Intel’s Generation 9 Graphics

On the graphics side of the equation, the information comes in two loaded barrels. For the media capabilities, including information regarding Multi Plane Overlay, Intel’s Quick Sync and HEVC decode, head on over to Ganesh’s great one page summary. Some of that information might be reproduced on this page to help explain some of the more esoteric aspects of the design.

First let us look at how Intel’s integrated graphics has progressed over the generations. It has been no secret that the drive to integrated graphics has eaten almost all of the low end graphics market save one or two cards for extra monitor outputs. For Intel, this means slowly substituting a larger portion of the die to more execution units, as well as upgrading how those units process data.  From the graphics above, and as we’ve noted before, Gen9 takes Gen8’s concept but with an added element at the top – GT4, which incorporates a new slice of EUs. As mentioned on the previous page, the eDRAM will come in 64 MB arrangements for GT3e (Iris), and 128 MB for GT4e (Iris Pro).

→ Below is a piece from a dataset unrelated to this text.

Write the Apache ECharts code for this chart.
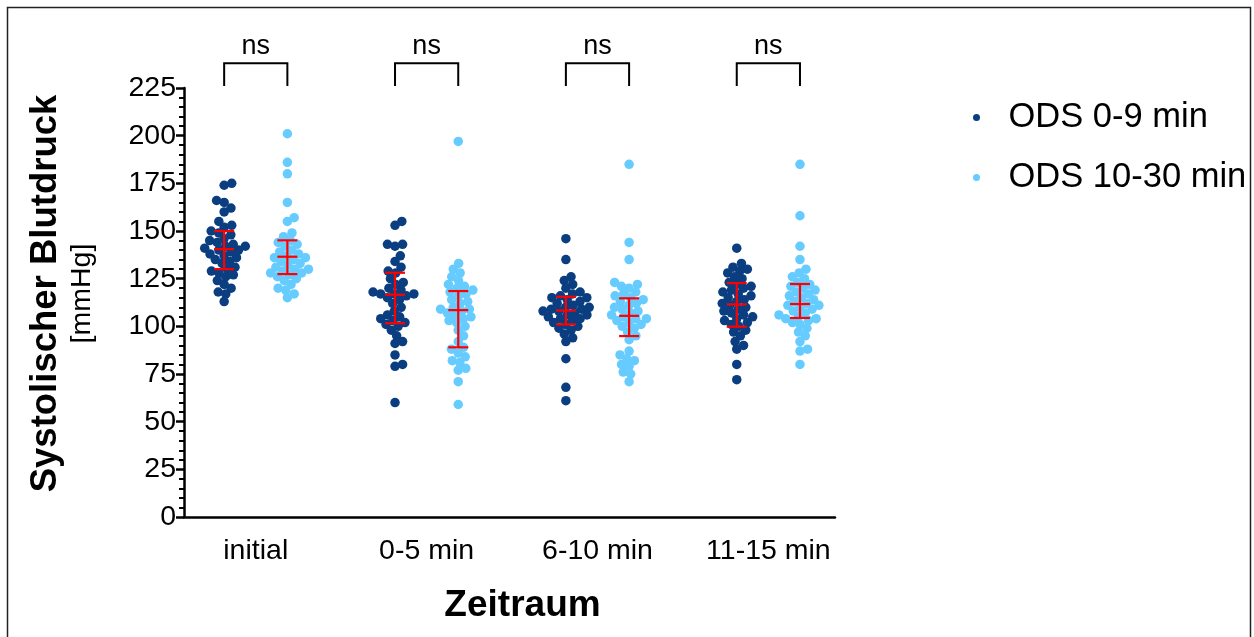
<!DOCTYPE html>
<html>
<head>
<meta charset="utf-8">
<script src="https://cdn.jsdelivr.net/npm/echarts@6/dist/echarts.min.js"></script>
<style>
    html, body { margin: 0; padding: 0; background: #fff; }
    #chart { width: 1254px; height: 637px; }
</style>
</head>
<body>
<div id="chart"></div>
<script>
const groups = ['initial', '0-5 min', '6-10 min', '11-15 min']
const seriesNames = ['ODS 0-9 min', 'ODS 10-30 min']

// Systolischer Blutdruck (mmHg)
const early = [
    [175, 174, 166, 165, 162, 160, 155, 153, 152, 150, 149, 148, 146, 145, 144, 143, 142, 142, 141, 140,
        140, 139, 138, 137, 136, 135, 134, 133, 131, 130, 129, 128, 127, 126, 124, 122, 120, 118, 117, 113],
    [155, 153, 143, 143, 142, 137, 134, 131, 129, 128, 125, 123, 122, 120, 119, 118, 117, 117, 117, 116,
        115, 114, 112, 110, 108, 106, 105, 104, 103, 102, 101, 100, 98, 95, 92, 91, 85, 80, 79, 60],
    [146, 135, 126, 124, 122, 120, 118, 117, 116, 115, 115, 114, 113, 112, 111, 110, 110, 109, 109, 108,
        108, 107, 106, 106, 105, 104, 104, 103, 102, 101, 100, 99, 98, 96, 94, 92, 83, 68, 61],
    [141, 133, 131, 130, 129, 128, 126, 125, 123, 122, 121, 120, 119, 118, 117, 116, 115, 114, 113, 112,
        111, 110, 109, 108, 107, 106, 105, 104, 103, 102, 101, 100, 98, 97, 95, 92, 90, 88, 80, 72],
]
const late = [
    [201, 186, 180, 165, 157, 155, 149, 147, 145, 144, 143, 142, 140, 139, 138, 137, 136, 136, 135, 134,
        133, 132, 131, 130, 130, 129, 128, 128, 127, 126, 125, 124, 122, 120, 119, 117, 115],
    [197, 133, 130, 128, 126, 124, 122, 121, 120, 119, 118, 117, 116, 114, 113, 112, 110, 109, 109, 108,
        107, 106, 105, 104, 103, 102, 100, 98, 95, 92, 89, 88, 86, 84, 82, 81, 78, 77, 71, 59],
    [185, 144, 135, 123, 122, 121, 120, 118, 117, 116, 115, 114, 113, 112, 111, 110, 109, 108, 107, 106,
        105, 104, 104, 103, 102, 101, 100, 99, 97, 95, 93, 87, 85, 83, 82, 80, 79, 76, 75, 71],
    [185, 158, 142, 135, 130, 128, 126, 125, 123, 122, 121, 120, 119, 118, 117, 116, 115, 114, 113, 112,
        111, 111, 110, 109, 108, 107, 106, 105, 104, 104, 103, 102, 101, 99, 97, 95, 92, 88, 87, 80],
]

// median with interquartile range (red bars)
const earlyMedian = [140.5, 116.6, 108.3, 111.5]
const earlyQ1 = [130, 101.6, 101, 99.8]
const earlyQ3 = [150, 128.1, 115.5, 122.7]
const lateMedian = [136.5, 108.5, 105.5, 111.7]
const lateQ1 = [127.4, 89, 94.9, 104.4]
const lateQ3 = [145.1, 118.5, 114.7, 122.2]

const yTicks = [0, 25, 50, 75, 100, 125, 150, 175, 200, 225]

const darkBlue = '#0b3e80'
const lightBlue = '#66ccff'
const font = 'Liberation Sans, Arial, sans-serif'

// plot area in px
const gridLeft = 184, gridTop = 88, gridW = 651, gridH = 429
const xMin = 0.58, xMax = 4.39
const side = 0.185
const pxPerY = gridH / yTicks[yTicks.length - 1]
const pxPerX = gridW / (xMax - xMin)

// simple beeswarm: push dots sideways until they do not overlap
function swarm(values, dotDist) {
    const order = values.map((v, i) => i).sort((a, b) => values[a] - values[b])
    const placed = []
    const offs = new Array(values.length)
    order.forEach(i => {
        const y = values[i] * pxPerY
        const cands = [0]
        placed.forEach(p => {
            const dy = Math.abs(p.y - y)
            if (dy < dotDist) {
                const dx = Math.sqrt(dotDist * dotDist - dy * dy)
                cands.push(p.x + dx, p.x - dx)
            }
        })
        cands.sort((a, b) => Math.abs(a) - Math.abs(b))
        let x = 0
        for (const c of cands) {
            if (placed.every(p => (p.x - c) ** 2 + (p.y - y) ** 2 >= dotDist * dotDist - 0.01)) {
                x = c
                break
            }
        }
        placed.push({ x, y })
        offs[i] = x / pxPerX
    })
    return offs
}

function swarmData(sets, shift) {
    const out = []
    sets.forEach((vals, g) => {
        const offs = swarm(vals, 7.8)
        vals.forEach((v, i) => out.push([g + 1 + shift + offs[i], v]))
    })
    return out
}

function errorData(med, q1, q3, shift) {
    return med.map((m, g) => [g + 1 + shift, m, q1[g], q3[g]])
}

function renderError(params, api) {
    const x = api.value(0)
    const mid = api.coord([x, api.value(1)])
    const lo = api.coord([x, api.value(2)])
    const hi = api.coord([x, api.value(3)])
    const half = 10
    const style = { stroke: '#ff0000', lineWidth: 2.2 }
    return {
        type: 'group',
        children: [
            { type: 'line', shape: { x1: mid[0], y1: hi[1], x2: mid[0], y2: lo[1] }, style },
            { type: 'line', shape: { x1: mid[0] - half, y1: hi[1], x2: mid[0] + half, y2: hi[1] }, style },
            { type: 'line', shape: { x1: mid[0] - half, y1: lo[1], x2: mid[0] + half, y2: lo[1] }, style },
            { type: 'line', shape: { x1: mid[0] - half, y1: mid[1], x2: mid[0] + half, y2: mid[1] }, style },
        ],
    }
}

function renderBracket(params, api) {
    const g = api.value(0)
    const a = api.coord([g - side, 226])
    const b = api.coord([g - side, 238])
    const c = api.coord([g + side, 238])
    const d = api.coord([g + side, 226])
    return {
        type: 'group',
        children: [
            {
                type: 'polyline',
                shape: { points: [a, b, c, d] },
                style: { stroke: '#000', lineWidth: 2, fill: null },
            },
            {
                type: 'text',
                x: (b[0] + c[0]) / 2,
                y: b[1] - 17,
                style: {
                    text: 'ns', fill: '#000', fontSize: 27, fontFamily: font,
                    align: 'center', verticalAlign: 'middle',
                },
            },
        ],
    }
}

const option = {
    animation: false,
    backgroundColor: '#fff',
    textStyle: { fontFamily: font },
    graphic: [
        {
            type: 'rect',
            shape: { x: 7.5, y: 7.5, width: 1243, height: 640 },
            style: { fill: null, stroke: '#222', lineWidth: 1.5 },
        },
    ],
    legend: {
        data: seriesNames,
        orient: 'vertical',
        left: 968,
        top: 95,
        itemWidth: 54,
        itemHeight: 7,
        itemGap: 25,
        icon: 'circle',
        textStyle: { fontSize: 34.5, color: '#000', fontFamily: font },
    },
    grid: {
        left: gridLeft,
        top: gridTop,
        width: gridW,
        height: gridH,
    },
    xAxis: {
        type: 'value',
        min: xMin,
        max: xMax,
        name: 'Zeitraum',
        nameLocation: 'middle',
        nameGap: 70,
        nameTextStyle: {
            fontSize: 37, fontWeight: 'bold', color: '#000', fontFamily: font,
            padding: [0, 0, 0, 26],
        },
        axisLine: { lineStyle: { color: '#000', width: 2.5 } },
        axisTick: { show: false },
        splitLine: { show: false },
        axisLabel: {
            customValues: [1, 2, 3, 4],
            formatter: v => groups[Math.round(v) - 1],
            fontSize: 28.5,
            color: '#000',
            margin: 20,
        },
    },
    yAxis: {
        type: 'value',
        min: yTicks[0],
        max: yTicks[yTicks.length - 1],
        interval: 25,
        name: '{b|Systolischer Blutdruck}\n{r|[mmHg]}',
        nameLocation: 'middle',
        nameRotate: 90,
        nameGap: 86,
        nameTextStyle: {
            color: '#000',
            padding: [0, 0, 0, 18],
            rich: {
                b: { fontSize: 36.5, fontWeight: 'bold', lineHeight: 40, fontFamily: font, align: 'center' },
                r: { fontSize: 28.5, lineHeight: 32, fontFamily: font, align: 'center' },
            },
        },
        axisLine: { show: true, lineStyle: { color: '#000', width: 2.5 } },
        axisTick: { length: 8, lineStyle: { color: '#000', width: 2.5 } },
        minorTick: { show: true, splitNumber: 5, length: 5, lineStyle: { color: '#000', width: 2 } },
        splitLine: { show: false },
        axisLabel: { fontSize: 28.5, color: '#000', margin: 8 },
    },
    series: [
        {
            name: seriesNames[0],
            type: 'scatter',
            symbolSize: 9.5,
            itemStyle: { color: darkBlue, opacity: 1 },
            data: swarmData(early, -side),
            z: 2,
        },
        {
            name: seriesNames[1],
            type: 'scatter',
            symbolSize: 9.5,
            itemStyle: { color: lightBlue, opacity: 1 },
            data: swarmData(late, side),
            z: 2,
        },
        {
            type: 'custom',
            renderItem: renderError,
            data: errorData(earlyMedian, earlyQ1, earlyQ3, -side),
            encode: { x: 0, y: [1, 2, 3] },
            z: 5,
        },
        {
            type: 'custom',
            renderItem: renderError,
            data: errorData(lateMedian, lateQ1, lateQ3, side),
            encode: { x: 0, y: [1, 2, 3] },
            z: 5,
        },
        {
            type: 'custom',
            renderItem: renderBracket,
            clip: false,
            data: groups.map((g, i) => [i + 1]),
            encode: { x: 0 },
            silent: true,
        },
    ],
}

const chart = echarts.init(document.getElementById('chart'))
chart.setOption(option)
</script>
</body>
</html>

Intel’s graphics topology consists of an ‘unslice’ (or slice common) that deals solely with command streaming, vertex fetching, tessellation, domain shading, geometry shaders, and a thread dispatcher. This is followed up by either one, two or three slices, where each slice holds three sub-slices of 8 EUs, separate L1/L2/L3 caches and rasterizers, texture caches and media samplers. With one slice, a GT2 configuration of 24 EUs, we get the video quality engine (VQE), scalar and format converter (SFC) and a multi format codec engine (MFX). Moving to GT3 adds in another MFX and VQE.

Intel Gen9 HD Graphics
GPU Designation Execution Units GT eDRAM? YUHS Example
Intel HD Graphics 12 2+1 - Y 4405Y
Intel HD Graphics 510 12 2+2 - U S G4400
4405-U
Intel HD Graphics 515 24 2+2 - Y 6Y75
6Y57
6Y30
Intel HD Graphics 520 24 4+2
2+2
- U i7-6600U
i3-6100U
Intel HD Graphics 530 24 4+2
2+2
- H S i7-6700K
i3-6100T
i7-6820HK
Intel HD Graphics P530 24 4+2 - H E3-1535M v5
Intel Iris Graphics 540 48 2+3e 64MB U i7-6650U
i5-6260U
Intel Iris Graphics 550 48 2+3e 64MB U i7-6567U
i3-6167U
Intel Iris Pro Graphics 580 72 4+4e 128MB H -

In each of the SKU lists, Intel has both the name of the graphics used as well as the base/turbo frequencies of the graphics. To synchronize both the name and the execution unit arrangement, we have the table above. At this point we have no confirmation of any parts having the GT1.5 arrangement, nor are we going to see any 23/24 EU combinations for Pentium/Celeron models similar to what we saw in Haswell.  For the 12 EU arrangements, this means that these have a single slice of 24 EUs, but half of them are disabled.  We questioned Intel on this back with Haswell, regarding of the EU cuts are split to 4/4/4 from the 8/8/8 sub-slice arrangement, and the answer we got back was interesting – there is no set pattern for 12 EU arrangements. It could be 4/4/4, or 3/4/5, or 3/3/6, or any other combination, as long as the performance is in line with what is expected and the EU count per sub-slice cannot be user probed. Despite the fact that a 3/3/6 arrangement might have L2 cache pressure in some circumstances, Intel feels that at this level of performance they can guarantee that the processors they ship will be consistent. It’s an interesting application.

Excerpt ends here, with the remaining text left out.